PARTYTIME!
Cross cut back to some festivity at the dwarfs’ cottage where a jolly evening of entertainment contrasts dramatically with the dark evil of the preceding sequence. The camera trucks out of the forest toward a brightly lighted window of the dwarfs’ cottage outside of which the animals are gathering to watch within, some of them already bouncing and wagging tails in time to the cheerful music emanating from inside. This uniquely-orchestrated tune is the intro to the next of Churchill’s numbers, “The Silly Song”. According to James Bohn the concept for this song originated on June 10, 1937, with Disney staff actor Pinto Colvig who was voicing Grumpy and Sleepy: he had no melody, only lyrics and none of his got used in the final film. Nevertheless it was reworked and finally supplanted four other songs which were composed for this sequence and recorded only to be rejected.
Inside the cottage the dwarfs are dancing together, playing their unique hand-carved instruments and yodeling as Snow White watches and claps along. An extremely brief establishing shot shows the entire room filled with the motion of all seven dwarfs and even Snow White in the close foreground. The instruments include a “swanette” played by Doc, a “duckette” played by Sneezy, a “fish horn” played by Sleepy, and played by Bashful a traditional concertina which carries the brunt of the melody.
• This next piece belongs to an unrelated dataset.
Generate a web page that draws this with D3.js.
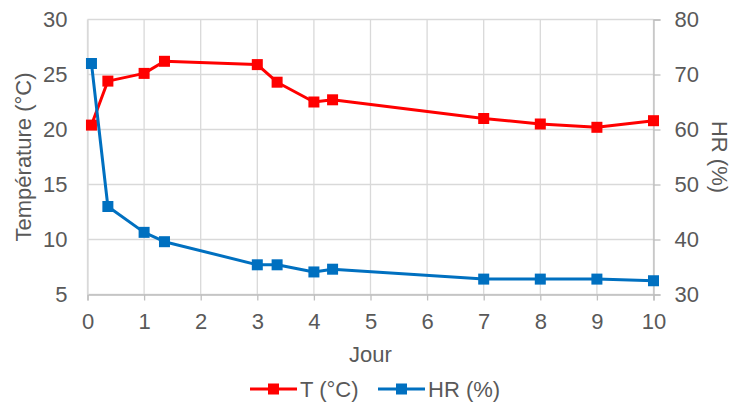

The Pintophone [named after its inventor Pinto Colvig] was one of the odd instruments devised for the sequence, and was to be played by Sneezy.[1]
Not used in the final film, this Pintophone – a hybrid between a bagpipe and an ocarina – nevertheless can be seen in a background painting: it is pictured as discarded on the floor to the right of the organ.
The dwarfs’ yodeling – an inspired choice of singing for these rustic little men – is a group effort at first, followed by solo turns – Doc, Bashful, Sneezy. Dopey is fascinated by the acrobatics of Sneezy’s Adam’s apple during his virtuoso yodel. Grumpy mans that fabulous ornate hand-carved organ we caught a glimpse of earlier in the film, its pipes all totem poles each stacked with different animals – frogs, owls, fish, rabbits, birds – their mouths comprising the organ’s stops, their various appendages opening and closing each.
The unique organ sound… was the brainchild of sound effects artist Jimmy Macdonald (1906-1991). To achieve the sound of the pipes he had a variety of personnel blow into large jugs… The organ includes a bench that doubles as a bellows, which is pumped by posterior power… Walt remained concerned about the visual design… ordering four backgrounds reworked; consequently, the organ pipes had to be repainted only eleven days before the film’s premiere.[2]
In the end, the musicians and sound effect specialists worked together for months to build a track representing the overall sound of the music. Much of the melody was carried by a concertina, the one “legitimate” instrument that Walt allowed to appear in the sequence. The organ’s sound was a combination of bottles, jugs, flutes, ocarinas, and a clarinet played without the mouthpiece, and still other miscellaneous sounds were layered on top of that.[3]
[1] Kaufman, J.B., The Fairest One of All, The Disney Family Association Press, San Francisco, CA, 2012, p. 178.
[2] Bohn, James: The Music in Disney’s Animated Features, University Press of Mississippi, Jackson, MS, 2017, p.71.
[3] Kaufman, J.B.: op. cit., p. 180.